=== Data extract ===
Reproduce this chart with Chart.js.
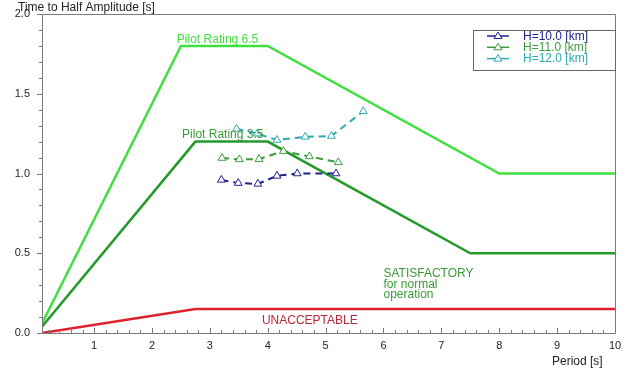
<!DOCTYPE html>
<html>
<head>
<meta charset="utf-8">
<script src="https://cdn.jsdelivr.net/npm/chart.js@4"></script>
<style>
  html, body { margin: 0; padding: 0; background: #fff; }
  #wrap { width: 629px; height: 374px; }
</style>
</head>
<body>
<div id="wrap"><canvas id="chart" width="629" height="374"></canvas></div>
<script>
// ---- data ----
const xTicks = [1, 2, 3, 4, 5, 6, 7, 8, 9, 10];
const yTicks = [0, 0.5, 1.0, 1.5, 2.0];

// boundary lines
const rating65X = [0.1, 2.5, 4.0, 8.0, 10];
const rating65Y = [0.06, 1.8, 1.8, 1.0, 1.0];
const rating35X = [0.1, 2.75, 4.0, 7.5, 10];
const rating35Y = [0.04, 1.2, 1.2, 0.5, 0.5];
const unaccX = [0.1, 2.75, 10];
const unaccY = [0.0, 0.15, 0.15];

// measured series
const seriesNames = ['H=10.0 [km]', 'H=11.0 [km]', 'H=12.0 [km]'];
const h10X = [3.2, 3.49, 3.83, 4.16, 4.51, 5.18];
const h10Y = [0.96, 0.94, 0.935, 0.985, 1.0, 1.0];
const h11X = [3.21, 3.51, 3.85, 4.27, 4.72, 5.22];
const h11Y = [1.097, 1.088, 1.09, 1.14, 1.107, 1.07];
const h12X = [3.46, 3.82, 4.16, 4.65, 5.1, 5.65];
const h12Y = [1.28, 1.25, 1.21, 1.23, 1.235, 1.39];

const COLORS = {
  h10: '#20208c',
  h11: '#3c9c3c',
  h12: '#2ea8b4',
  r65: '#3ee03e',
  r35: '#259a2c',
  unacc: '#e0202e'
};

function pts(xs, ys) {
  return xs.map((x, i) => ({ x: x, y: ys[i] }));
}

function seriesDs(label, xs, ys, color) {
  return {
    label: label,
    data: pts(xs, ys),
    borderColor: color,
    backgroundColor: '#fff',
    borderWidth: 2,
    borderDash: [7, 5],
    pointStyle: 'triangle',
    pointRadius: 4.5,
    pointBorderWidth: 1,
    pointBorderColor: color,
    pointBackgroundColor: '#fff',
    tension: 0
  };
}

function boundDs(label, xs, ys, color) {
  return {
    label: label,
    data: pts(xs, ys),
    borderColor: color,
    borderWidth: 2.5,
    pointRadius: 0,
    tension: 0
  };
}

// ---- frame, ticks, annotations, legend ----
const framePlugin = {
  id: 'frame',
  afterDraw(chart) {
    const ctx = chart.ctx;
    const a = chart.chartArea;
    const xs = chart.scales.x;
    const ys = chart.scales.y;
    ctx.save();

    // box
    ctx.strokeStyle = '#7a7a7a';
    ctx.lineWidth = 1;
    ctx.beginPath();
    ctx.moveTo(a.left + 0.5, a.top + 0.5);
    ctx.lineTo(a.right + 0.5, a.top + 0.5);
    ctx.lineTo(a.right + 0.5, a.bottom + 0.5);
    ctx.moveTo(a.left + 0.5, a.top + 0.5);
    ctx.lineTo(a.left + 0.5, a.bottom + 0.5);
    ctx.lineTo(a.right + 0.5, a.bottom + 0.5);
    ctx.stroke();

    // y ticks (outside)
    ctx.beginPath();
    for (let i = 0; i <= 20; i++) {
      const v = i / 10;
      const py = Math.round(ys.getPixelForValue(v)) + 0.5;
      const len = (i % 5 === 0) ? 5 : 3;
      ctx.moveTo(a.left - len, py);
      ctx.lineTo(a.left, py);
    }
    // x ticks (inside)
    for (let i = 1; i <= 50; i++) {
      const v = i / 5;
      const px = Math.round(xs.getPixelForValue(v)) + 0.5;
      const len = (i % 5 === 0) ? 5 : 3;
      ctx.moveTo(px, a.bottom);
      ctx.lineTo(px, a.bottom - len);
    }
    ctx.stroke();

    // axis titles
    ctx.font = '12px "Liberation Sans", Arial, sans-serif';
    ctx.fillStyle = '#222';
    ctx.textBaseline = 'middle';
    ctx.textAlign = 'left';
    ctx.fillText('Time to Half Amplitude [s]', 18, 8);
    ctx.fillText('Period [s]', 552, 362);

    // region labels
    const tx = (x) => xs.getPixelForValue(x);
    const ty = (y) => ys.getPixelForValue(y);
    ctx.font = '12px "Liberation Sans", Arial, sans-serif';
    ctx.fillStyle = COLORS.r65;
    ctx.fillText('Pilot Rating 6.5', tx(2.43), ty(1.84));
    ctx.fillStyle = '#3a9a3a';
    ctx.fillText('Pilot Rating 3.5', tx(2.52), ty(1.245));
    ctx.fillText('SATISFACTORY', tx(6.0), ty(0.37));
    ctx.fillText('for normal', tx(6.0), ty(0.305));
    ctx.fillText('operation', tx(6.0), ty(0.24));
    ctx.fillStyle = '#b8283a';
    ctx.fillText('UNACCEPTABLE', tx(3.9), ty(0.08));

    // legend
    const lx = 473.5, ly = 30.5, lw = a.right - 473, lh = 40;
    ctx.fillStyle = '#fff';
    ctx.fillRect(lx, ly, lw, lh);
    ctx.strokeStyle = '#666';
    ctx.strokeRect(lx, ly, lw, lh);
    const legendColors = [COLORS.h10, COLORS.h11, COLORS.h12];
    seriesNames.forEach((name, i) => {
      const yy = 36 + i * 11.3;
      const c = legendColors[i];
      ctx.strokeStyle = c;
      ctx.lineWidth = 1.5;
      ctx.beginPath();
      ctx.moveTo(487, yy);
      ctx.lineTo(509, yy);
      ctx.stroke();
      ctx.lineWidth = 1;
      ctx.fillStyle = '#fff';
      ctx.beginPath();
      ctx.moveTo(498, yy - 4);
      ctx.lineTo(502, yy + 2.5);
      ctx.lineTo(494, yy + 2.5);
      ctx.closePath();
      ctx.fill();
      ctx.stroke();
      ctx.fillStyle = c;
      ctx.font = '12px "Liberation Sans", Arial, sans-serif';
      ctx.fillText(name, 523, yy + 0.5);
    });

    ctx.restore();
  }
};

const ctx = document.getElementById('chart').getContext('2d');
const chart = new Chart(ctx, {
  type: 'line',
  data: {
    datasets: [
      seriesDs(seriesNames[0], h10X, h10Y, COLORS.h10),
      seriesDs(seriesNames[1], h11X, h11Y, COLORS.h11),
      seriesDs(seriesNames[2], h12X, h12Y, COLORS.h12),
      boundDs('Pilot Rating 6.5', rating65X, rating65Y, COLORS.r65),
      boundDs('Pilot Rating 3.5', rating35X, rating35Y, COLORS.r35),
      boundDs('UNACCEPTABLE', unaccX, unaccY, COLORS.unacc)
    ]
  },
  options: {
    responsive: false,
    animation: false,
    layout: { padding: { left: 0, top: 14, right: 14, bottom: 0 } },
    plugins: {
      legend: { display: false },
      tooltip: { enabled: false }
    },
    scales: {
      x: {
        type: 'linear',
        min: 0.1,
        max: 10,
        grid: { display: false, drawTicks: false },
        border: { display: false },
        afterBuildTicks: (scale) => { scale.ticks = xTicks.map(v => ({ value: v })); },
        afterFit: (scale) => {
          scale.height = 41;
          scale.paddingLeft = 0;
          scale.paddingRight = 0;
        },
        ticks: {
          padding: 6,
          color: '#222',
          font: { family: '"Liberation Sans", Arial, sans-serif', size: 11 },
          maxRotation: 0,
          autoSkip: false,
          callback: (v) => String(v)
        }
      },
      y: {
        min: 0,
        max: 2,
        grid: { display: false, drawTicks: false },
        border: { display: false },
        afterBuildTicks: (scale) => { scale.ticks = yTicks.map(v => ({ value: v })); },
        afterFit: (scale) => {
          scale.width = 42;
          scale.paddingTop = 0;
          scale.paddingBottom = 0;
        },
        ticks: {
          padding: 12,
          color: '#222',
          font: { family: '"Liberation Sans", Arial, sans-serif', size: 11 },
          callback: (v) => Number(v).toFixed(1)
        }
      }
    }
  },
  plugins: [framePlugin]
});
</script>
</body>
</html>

=== Directive ===
Your task is to restate word for word the lines from the top of the data to the line containing "const unaccY = [0.0, 0.15, 0.15];", both ends included, with every picture left out.

=== Output of the exercise ===
Reproduce this chart with Chart.js.
<!DOCTYPE html>
<html>
<head>
<meta charset="utf-8">
<script src="https://cdn.jsdelivr.net/npm/chart.js@4"></script>
<style>
  html, body { margin: 0; padding: 0; background: #fff; }
  #wrap { width: 629px; height: 374px; }
</style>
</head>
<body>
<div id="wrap"><canvas id="chart" width="629" height="374"></canvas></div>
<script>
// ---- data ----
const xTicks = [1, 2, 3, 4, 5, 6, 7, 8, 9, 10];
const yTicks = [0, 0.5, 1.0, 1.5, 2.0];

// boundary lines
const rating65X = [0.1, 2.5, 4.0, 8.0, 10];
const rating65Y = [0.06, 1.8, 1.8, 1.0, 1.0];
const rating35X = [0.1, 2.75, 4.0, 7.5, 10];
const rating35Y = [0.04, 1.2, 1.2, 0.5, 0.5];
const unaccX = [0.1, 2.75, 10];
const unaccY = [0.0, 0.15, 0.15];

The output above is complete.